**Written task:** Repeat the listing that follows, character for character, minus the pictures.

[begin Given data]

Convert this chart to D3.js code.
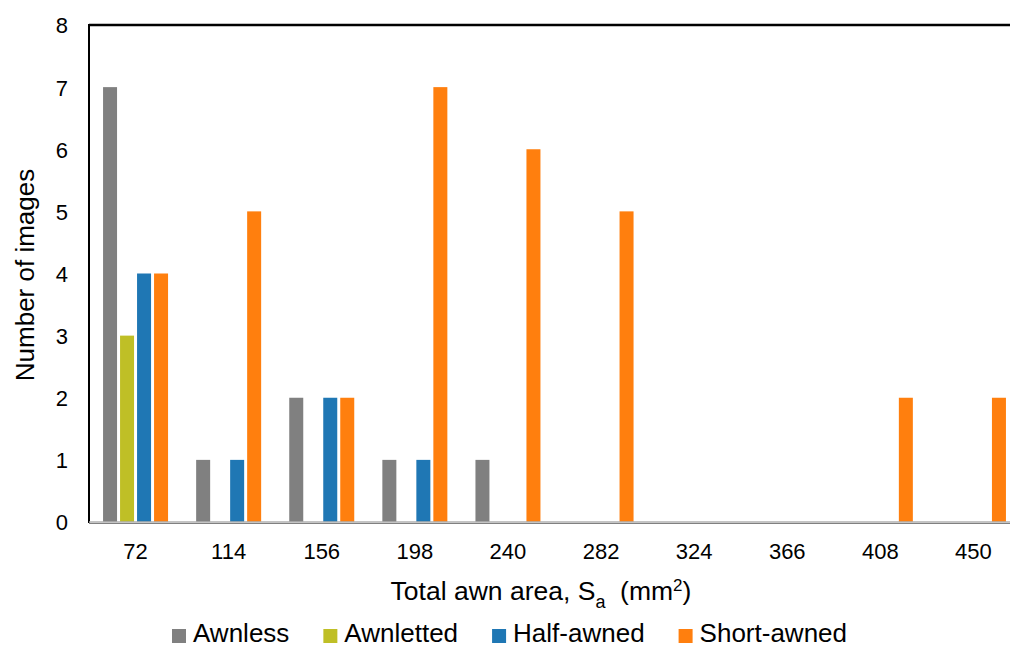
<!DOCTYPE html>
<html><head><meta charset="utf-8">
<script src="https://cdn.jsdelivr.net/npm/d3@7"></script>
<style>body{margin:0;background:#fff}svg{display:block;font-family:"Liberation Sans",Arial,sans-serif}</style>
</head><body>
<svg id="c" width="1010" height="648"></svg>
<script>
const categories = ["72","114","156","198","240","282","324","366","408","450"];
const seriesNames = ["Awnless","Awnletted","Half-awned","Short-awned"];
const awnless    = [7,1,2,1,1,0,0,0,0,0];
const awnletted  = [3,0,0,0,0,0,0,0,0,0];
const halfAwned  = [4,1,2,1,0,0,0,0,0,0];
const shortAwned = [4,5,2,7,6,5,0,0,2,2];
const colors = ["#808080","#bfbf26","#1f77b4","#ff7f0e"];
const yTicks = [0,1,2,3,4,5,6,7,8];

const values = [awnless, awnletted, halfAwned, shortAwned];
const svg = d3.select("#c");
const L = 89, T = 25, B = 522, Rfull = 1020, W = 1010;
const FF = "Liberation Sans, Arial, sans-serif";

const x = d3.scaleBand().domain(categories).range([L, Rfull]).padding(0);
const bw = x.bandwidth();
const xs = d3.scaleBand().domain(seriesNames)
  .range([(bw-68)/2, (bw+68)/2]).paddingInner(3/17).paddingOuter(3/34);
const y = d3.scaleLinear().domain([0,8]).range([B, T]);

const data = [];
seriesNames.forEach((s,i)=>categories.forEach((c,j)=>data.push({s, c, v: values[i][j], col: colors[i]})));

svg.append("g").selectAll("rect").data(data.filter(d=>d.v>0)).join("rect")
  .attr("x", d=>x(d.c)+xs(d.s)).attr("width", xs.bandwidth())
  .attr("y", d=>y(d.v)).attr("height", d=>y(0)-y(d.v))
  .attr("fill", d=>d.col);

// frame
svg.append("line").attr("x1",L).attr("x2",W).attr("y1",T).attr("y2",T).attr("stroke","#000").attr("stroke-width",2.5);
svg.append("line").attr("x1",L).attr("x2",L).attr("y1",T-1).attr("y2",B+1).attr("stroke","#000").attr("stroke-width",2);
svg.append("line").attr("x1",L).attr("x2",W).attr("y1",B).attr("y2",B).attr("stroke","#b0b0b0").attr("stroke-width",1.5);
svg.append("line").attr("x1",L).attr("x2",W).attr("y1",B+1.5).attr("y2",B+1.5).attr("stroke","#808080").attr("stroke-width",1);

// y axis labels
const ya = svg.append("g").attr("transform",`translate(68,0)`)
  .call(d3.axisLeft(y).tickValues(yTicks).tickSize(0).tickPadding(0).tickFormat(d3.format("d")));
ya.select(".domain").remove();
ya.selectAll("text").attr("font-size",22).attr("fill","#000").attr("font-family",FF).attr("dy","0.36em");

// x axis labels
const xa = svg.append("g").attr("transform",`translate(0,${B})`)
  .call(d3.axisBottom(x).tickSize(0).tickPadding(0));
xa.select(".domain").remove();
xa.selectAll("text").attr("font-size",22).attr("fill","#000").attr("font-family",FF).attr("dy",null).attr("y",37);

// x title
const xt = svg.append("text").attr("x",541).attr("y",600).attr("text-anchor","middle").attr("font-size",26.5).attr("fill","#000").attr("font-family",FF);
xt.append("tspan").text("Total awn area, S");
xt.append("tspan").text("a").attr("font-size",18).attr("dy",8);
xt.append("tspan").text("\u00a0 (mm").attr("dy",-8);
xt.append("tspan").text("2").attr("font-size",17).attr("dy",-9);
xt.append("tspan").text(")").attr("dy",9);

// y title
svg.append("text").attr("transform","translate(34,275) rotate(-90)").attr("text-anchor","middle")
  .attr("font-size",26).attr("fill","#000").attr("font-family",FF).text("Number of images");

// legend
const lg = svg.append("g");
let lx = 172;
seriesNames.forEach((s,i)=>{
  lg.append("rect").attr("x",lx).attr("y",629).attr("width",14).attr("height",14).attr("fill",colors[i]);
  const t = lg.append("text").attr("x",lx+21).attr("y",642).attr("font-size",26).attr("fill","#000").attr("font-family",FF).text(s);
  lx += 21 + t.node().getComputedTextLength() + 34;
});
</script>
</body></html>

[end Given data]

**Full response:**
Convert this chart to D3.js code.
<!DOCTYPE html>
<html><head><meta charset="utf-8">
<script src="https://cdn.jsdelivr.net/npm/d3@7"></script>
<style>body{margin:0;background:#fff}svg{display:block;font-family:"Liberation Sans",Arial,sans-serif}</style>
</head><body>
<svg id="c" width="1010" height="648"></svg>
<script>
const categories = ["72","114","156","198","240","282","324","366","408","450"];
const seriesNames = ["Awnless","Awnletted","Half-awned","Short-awned"];
const awnless    = [7,1,2,1,1,0,0,0,0,0];
const awnletted  = [3,0,0,0,0,0,0,0,0,0];
const halfAwned  = [4,1,2,1,0,0,0,0,0,0];
const shortAwned = [4,5,2,7,6,5,0,0,2,2];
const colors = ["#808080","#bfbf26","#1f77b4","#ff7f0e"];
const yTicks = [0,1,2,3,4,5,6,7,8];

const values = [awnless, awnletted, halfAwned, shortAwned];
const svg = d3.select("#c");
const L = 89, T = 25, B = 522, Rfull = 1020, W = 1010;
const FF = "Liberation Sans, Arial, sans-serif";

const x = d3.scaleBand().domain(categories).range([L, Rfull]).padding(0);
const bw = x.bandwidth();
const xs = d3.scaleBand().domain(seriesNames)
  .range([(bw-68)/2, (bw+68)/2]).paddingInner(3/17).paddingOuter(3/34);
const y = d3.scaleLinear().domain([0,8]).range([B, T]);

const data = [];
seriesNames.forEach((s,i)=>categories.forEach((c,j)=>data.push({s, c, v: values[i][j], col: colors[i]})));

svg.append("g").selectAll("rect").data(data.filter(d=>d.v>0)).join("rect")
  .attr("x", d=>x(d.c)+xs(d.s)).attr("width", xs.bandwidth())
  .attr("y", d=>y(d.v)).attr("height", d=>y(0)-y(d.v))
  .attr("fill", d=>d.col);

// frame
svg.append("line").attr("x1",L).attr("x2",W).attr("y1",T).attr("y2",T).attr("stroke","#000").attr("stroke-width",2.5);
svg.append("line").attr("x1",L).attr("x2",L).attr("y1",T-1).attr("y2",B+1).attr("stroke","#000").attr("stroke-width",2);
svg.append("line").attr("x1",L).attr("x2",W).attr("y1",B).attr("y2",B).attr("stroke","#b0b0b0").attr("stroke-width",1.5);
svg.append("line").attr("x1",L).attr("x2",W).attr("y1",B+1.5).attr("y2",B+1.5).attr("stroke","#808080").attr("stroke-width",1);

// y axis labels
const ya = svg.append("g").attr("transform",`translate(68,0)`)
  .call(d3.axisLeft(y).tickValues(yTicks).tickSize(0).tickPadding(0).tickFormat(d3.format("d")));
ya.select(".domain").remove();
ya.selectAll("text").attr("font-size",22).attr("fill","#000").attr("font-family",FF).attr("dy","0.36em");

// x axis labels
const xa = svg.append("g").attr("transform",`translate(0,${B})`)
  .call(d3.axisBottom(x).tickSize(0).tickPadding(0));
xa.select(".domain").remove();
xa.selectAll("text").attr("font-size",22).attr("fill","#000").attr("font-family",FF).attr("dy",null).attr("y",37);

// x title
const xt = svg.append("text").attr("x",541).attr("y",600).attr("text-anchor","middle").attr("font-size",26.5).attr("fill","#000").attr("font-family",FF);
xt.append("tspan").text("Total awn area, S");
xt.append("tspan").text("a").attr("font-size",18).attr("dy",8);
xt.append("tspan").text("\u00a0 (mm").attr("dy",-8);
xt.append("tspan").text("2").attr("font-size",17).attr("dy",-9);
xt.append("tspan").text(")").attr("dy",9);

// y title
svg.append("text").attr("transform","translate(34,275) rotate(-90)").attr("text-anchor","middle")
  .attr("font-size",26).attr("fill","#000").attr("font-family",FF).text("Number of images");

// legend
const lg = svg.append("g");
let lx = 172;
seriesNames.forEach((s,i)=>{
  lg.append("rect").attr("x",lx).attr("y",629).attr("width",14).attr("height",14).attr("fill",colors[i]);
  const t = lg.append("text").attr("x",lx+21).attr("y",642).attr("font-size",26).attr("fill","#000").attr("font-family",FF).text(s);
  lx += 21 + t.node().getComputedTextLength() + 34;
});
</script>
</body></html>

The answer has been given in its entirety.